* REQUIREMENT *
Your copy should be exact, beginning at the line containing "Rebuild this chart" and ending at the line containing "const chart = echarts.init(document.getElementById('chart'))", with both lines kept and every picture dropped.

* RECORDS SUPPLIED *
= = = = = = =
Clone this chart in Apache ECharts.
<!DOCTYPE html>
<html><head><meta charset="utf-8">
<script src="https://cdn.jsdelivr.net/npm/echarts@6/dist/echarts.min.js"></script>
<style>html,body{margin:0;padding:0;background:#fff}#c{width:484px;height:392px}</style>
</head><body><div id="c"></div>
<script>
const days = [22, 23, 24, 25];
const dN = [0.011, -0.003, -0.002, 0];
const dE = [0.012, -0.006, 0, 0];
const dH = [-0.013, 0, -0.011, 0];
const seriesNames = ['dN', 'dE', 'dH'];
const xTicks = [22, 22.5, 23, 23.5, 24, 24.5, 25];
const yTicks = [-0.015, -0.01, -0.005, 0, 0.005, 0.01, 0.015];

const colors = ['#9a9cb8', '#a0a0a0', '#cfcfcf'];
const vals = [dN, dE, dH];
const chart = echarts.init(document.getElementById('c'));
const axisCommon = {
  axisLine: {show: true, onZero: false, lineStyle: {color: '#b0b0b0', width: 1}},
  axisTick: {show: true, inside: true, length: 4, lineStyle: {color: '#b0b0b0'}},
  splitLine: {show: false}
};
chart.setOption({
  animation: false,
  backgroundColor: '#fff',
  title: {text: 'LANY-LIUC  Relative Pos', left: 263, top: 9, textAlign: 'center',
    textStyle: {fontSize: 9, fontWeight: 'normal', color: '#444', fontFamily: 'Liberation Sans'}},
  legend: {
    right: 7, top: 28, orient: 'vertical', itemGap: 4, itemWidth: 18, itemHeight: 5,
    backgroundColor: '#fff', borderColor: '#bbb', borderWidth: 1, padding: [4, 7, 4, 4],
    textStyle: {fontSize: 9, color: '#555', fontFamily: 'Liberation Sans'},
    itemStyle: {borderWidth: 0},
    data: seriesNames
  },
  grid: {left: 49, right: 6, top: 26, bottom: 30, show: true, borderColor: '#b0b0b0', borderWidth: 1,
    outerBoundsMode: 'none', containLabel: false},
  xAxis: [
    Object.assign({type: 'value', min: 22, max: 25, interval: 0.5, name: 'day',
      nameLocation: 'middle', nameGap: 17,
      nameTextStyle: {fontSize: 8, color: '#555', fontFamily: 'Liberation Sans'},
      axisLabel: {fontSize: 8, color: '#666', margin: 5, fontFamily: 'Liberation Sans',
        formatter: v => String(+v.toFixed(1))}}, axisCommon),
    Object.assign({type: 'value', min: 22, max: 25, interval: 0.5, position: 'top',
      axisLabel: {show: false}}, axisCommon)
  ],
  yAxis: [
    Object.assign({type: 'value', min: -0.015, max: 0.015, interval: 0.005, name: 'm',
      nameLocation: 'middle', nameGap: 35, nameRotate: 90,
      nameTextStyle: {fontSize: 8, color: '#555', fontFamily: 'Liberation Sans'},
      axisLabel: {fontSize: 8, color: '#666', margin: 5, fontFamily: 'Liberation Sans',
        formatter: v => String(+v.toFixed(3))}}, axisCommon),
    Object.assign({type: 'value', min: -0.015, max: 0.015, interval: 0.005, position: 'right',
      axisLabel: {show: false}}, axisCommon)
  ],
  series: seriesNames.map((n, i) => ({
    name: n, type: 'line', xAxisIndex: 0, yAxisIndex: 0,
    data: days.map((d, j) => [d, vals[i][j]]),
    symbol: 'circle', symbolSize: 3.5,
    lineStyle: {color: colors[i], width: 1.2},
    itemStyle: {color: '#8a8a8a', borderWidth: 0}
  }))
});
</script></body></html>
= = = = = = =
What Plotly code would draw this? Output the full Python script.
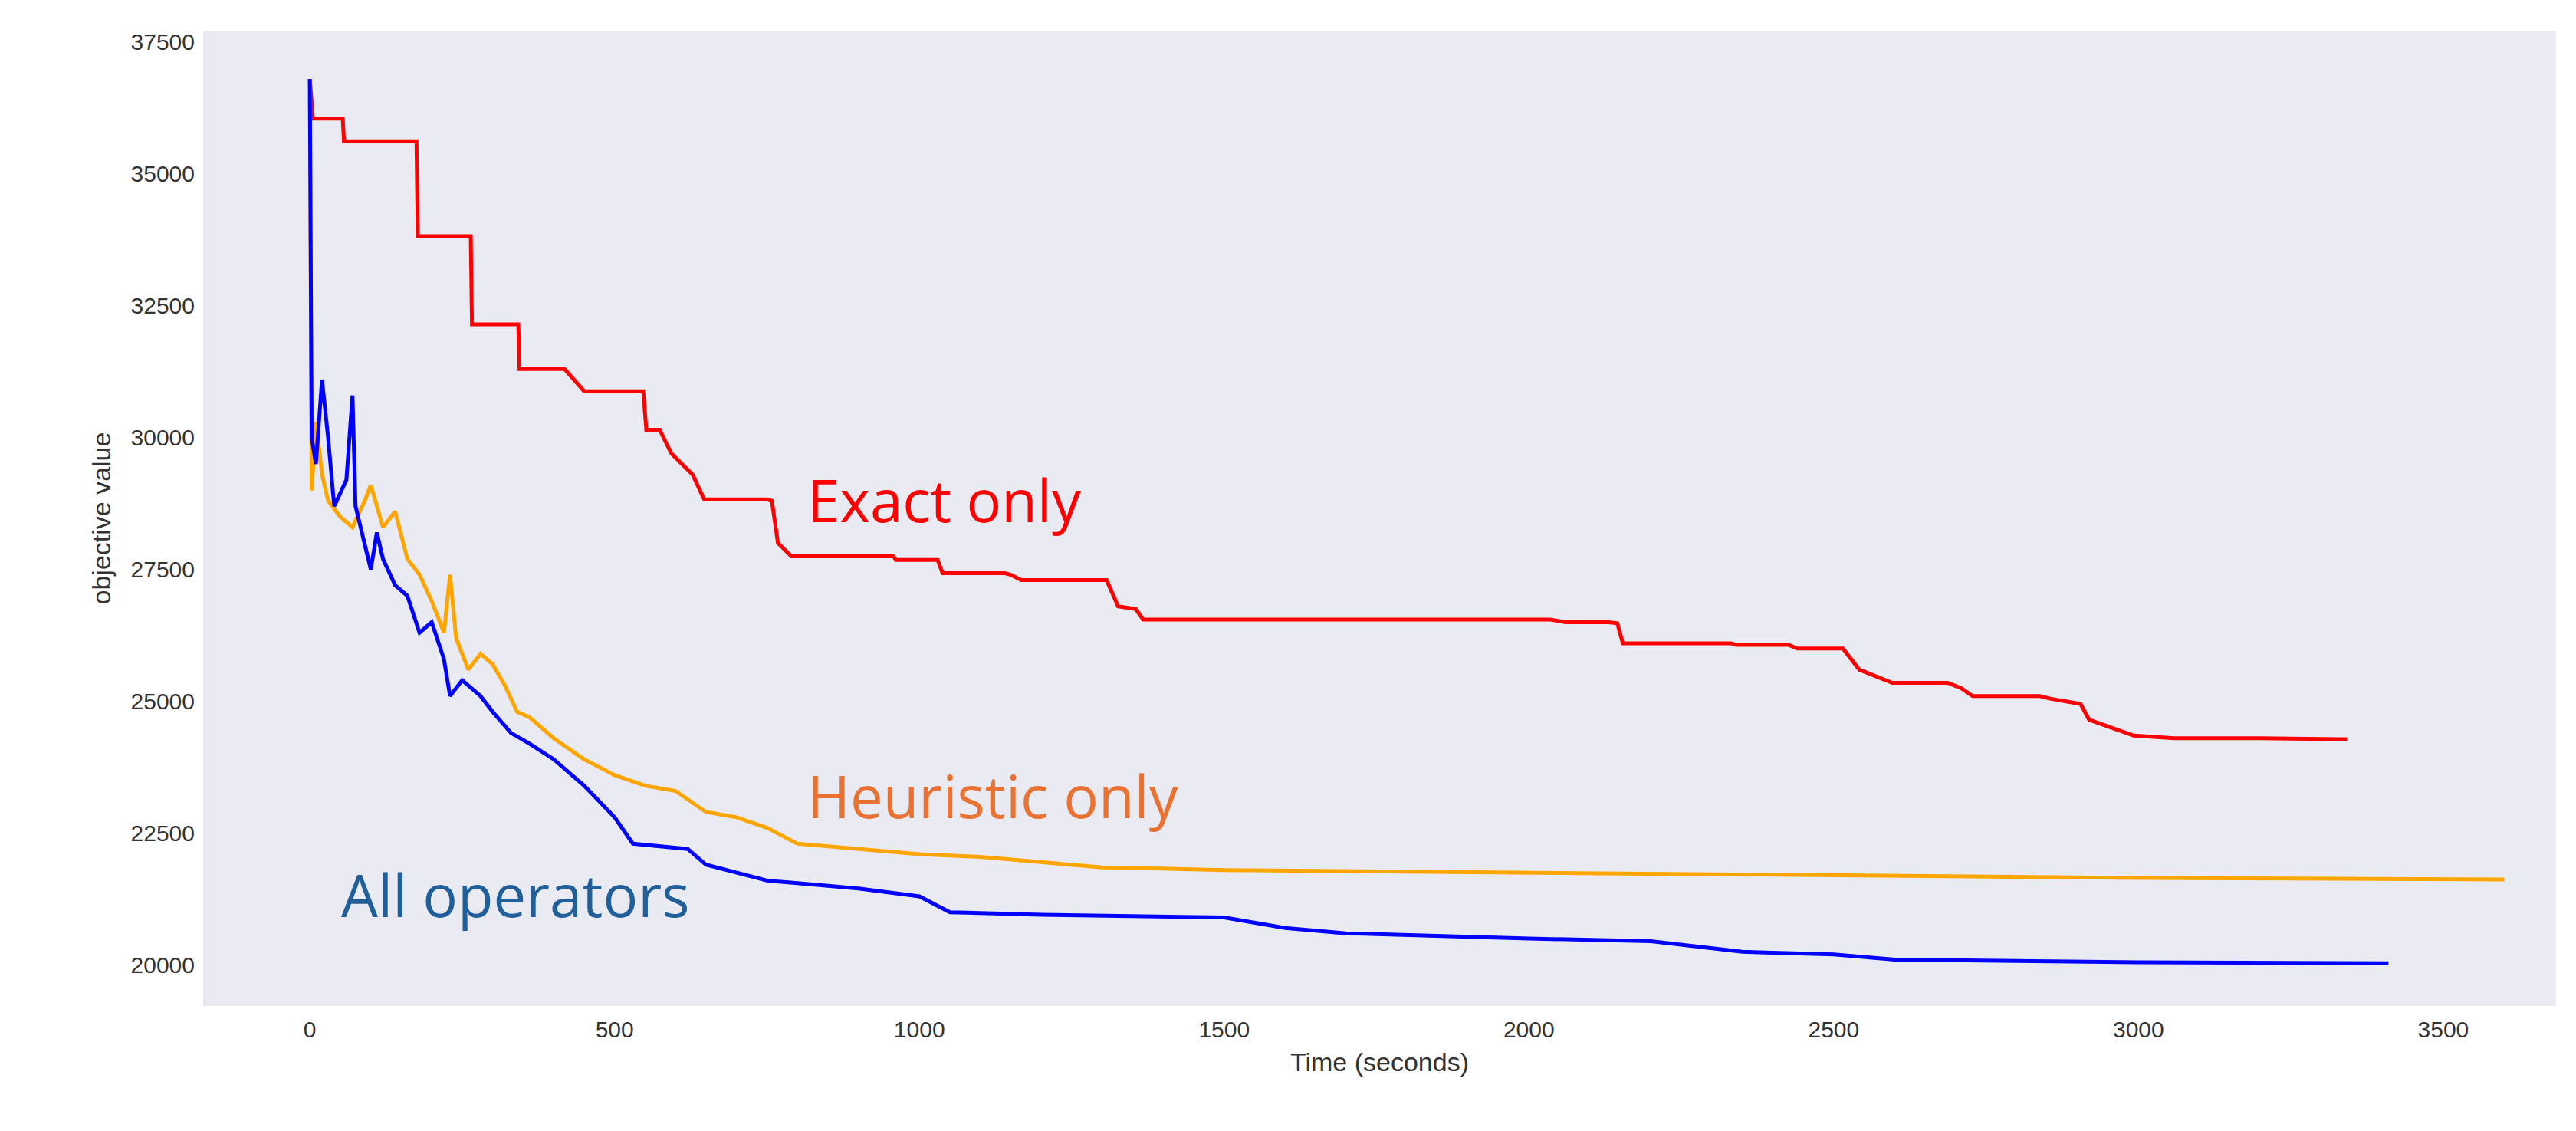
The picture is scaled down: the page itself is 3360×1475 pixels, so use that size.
= = = = = = =
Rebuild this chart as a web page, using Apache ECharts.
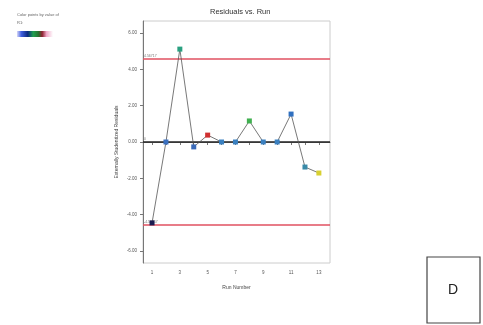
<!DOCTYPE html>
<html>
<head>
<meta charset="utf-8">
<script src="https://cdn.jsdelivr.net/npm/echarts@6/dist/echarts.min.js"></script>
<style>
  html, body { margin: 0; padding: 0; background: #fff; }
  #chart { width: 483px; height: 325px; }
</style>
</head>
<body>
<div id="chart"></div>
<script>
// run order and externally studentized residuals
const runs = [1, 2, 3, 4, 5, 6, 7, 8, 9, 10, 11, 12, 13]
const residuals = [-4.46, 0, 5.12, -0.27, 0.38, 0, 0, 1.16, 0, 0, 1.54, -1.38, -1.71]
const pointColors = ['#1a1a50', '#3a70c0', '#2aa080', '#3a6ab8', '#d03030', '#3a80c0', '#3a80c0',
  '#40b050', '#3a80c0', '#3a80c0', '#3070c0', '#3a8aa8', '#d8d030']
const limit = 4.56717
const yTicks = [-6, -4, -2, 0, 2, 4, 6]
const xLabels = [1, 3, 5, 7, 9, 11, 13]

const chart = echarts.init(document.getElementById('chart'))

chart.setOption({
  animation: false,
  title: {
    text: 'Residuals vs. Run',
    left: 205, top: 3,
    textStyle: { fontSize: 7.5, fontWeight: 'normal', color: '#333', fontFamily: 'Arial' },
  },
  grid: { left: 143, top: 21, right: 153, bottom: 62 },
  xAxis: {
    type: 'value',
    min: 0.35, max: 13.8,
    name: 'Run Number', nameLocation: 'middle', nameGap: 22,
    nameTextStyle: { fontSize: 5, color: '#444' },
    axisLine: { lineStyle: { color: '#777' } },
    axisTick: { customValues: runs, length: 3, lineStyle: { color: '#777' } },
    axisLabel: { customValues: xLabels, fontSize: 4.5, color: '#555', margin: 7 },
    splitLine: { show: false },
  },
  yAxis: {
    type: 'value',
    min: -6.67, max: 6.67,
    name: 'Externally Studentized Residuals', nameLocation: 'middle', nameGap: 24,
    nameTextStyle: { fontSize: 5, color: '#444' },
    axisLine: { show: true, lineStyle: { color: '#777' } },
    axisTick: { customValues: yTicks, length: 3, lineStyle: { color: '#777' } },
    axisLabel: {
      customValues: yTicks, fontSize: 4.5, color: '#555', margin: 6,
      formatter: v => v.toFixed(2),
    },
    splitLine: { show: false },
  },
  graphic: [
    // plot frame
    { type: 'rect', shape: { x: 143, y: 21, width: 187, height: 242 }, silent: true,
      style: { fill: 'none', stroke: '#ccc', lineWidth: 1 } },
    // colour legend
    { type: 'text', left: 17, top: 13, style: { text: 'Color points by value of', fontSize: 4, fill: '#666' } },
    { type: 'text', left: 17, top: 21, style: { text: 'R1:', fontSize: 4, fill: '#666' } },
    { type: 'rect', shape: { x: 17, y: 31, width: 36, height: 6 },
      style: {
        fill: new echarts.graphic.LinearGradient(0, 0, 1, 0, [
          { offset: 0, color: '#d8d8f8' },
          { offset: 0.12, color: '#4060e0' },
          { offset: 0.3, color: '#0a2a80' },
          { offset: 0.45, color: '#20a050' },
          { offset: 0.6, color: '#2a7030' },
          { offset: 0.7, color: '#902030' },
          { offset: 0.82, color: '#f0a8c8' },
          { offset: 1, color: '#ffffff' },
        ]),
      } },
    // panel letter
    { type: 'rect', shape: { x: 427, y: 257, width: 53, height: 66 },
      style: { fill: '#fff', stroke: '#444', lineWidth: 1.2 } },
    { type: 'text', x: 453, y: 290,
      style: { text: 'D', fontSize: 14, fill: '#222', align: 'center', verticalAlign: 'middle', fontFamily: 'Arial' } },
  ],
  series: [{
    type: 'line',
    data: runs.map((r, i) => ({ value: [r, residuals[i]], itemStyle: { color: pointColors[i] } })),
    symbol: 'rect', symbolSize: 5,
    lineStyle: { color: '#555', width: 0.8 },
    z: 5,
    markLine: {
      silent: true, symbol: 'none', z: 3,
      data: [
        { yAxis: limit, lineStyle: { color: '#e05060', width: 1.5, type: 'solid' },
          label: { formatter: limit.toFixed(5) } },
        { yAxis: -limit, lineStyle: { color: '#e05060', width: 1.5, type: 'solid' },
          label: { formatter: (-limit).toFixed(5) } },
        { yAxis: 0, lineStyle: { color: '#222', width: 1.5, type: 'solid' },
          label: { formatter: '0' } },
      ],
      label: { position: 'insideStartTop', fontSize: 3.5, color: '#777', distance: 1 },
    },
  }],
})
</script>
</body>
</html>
= = = = = = =
* TASK ANSWER *
Rebuild this chart as a web page, using Apache ECharts.
<!DOCTYPE html>
<html>
<head>
<meta charset="utf-8">
<script src="https://cdn.jsdelivr.net/npm/echarts@6/dist/echarts.min.js"></script>
<style>
  html, body { margin: 0; padding: 0; background: #fff; }
  #chart { width: 483px; height: 325px; }
</style>
</head>
<body>
<div id="chart"></div>
<script>
// run order and externally studentized residuals
const runs = [1, 2, 3, 4, 5, 6, 7, 8, 9, 10, 11, 12, 13]
const residuals = [-4.46, 0, 5.12, -0.27, 0.38, 0, 0, 1.16, 0, 0, 1.54, -1.38, -1.71]
const pointColors = ['#1a1a50', '#3a70c0', '#2aa080', '#3a6ab8', '#d03030', '#3a80c0', '#3a80c0',
  '#40b050', '#3a80c0', '#3a80c0', '#3070c0', '#3a8aa8', '#d8d030']
const limit = 4.56717
const yTicks = [-6, -4, -2, 0, 2, 4, 6]
const xLabels = [1, 3, 5, 7, 9, 11, 13]

const chart = echarts.init(document.getElementById('chart'))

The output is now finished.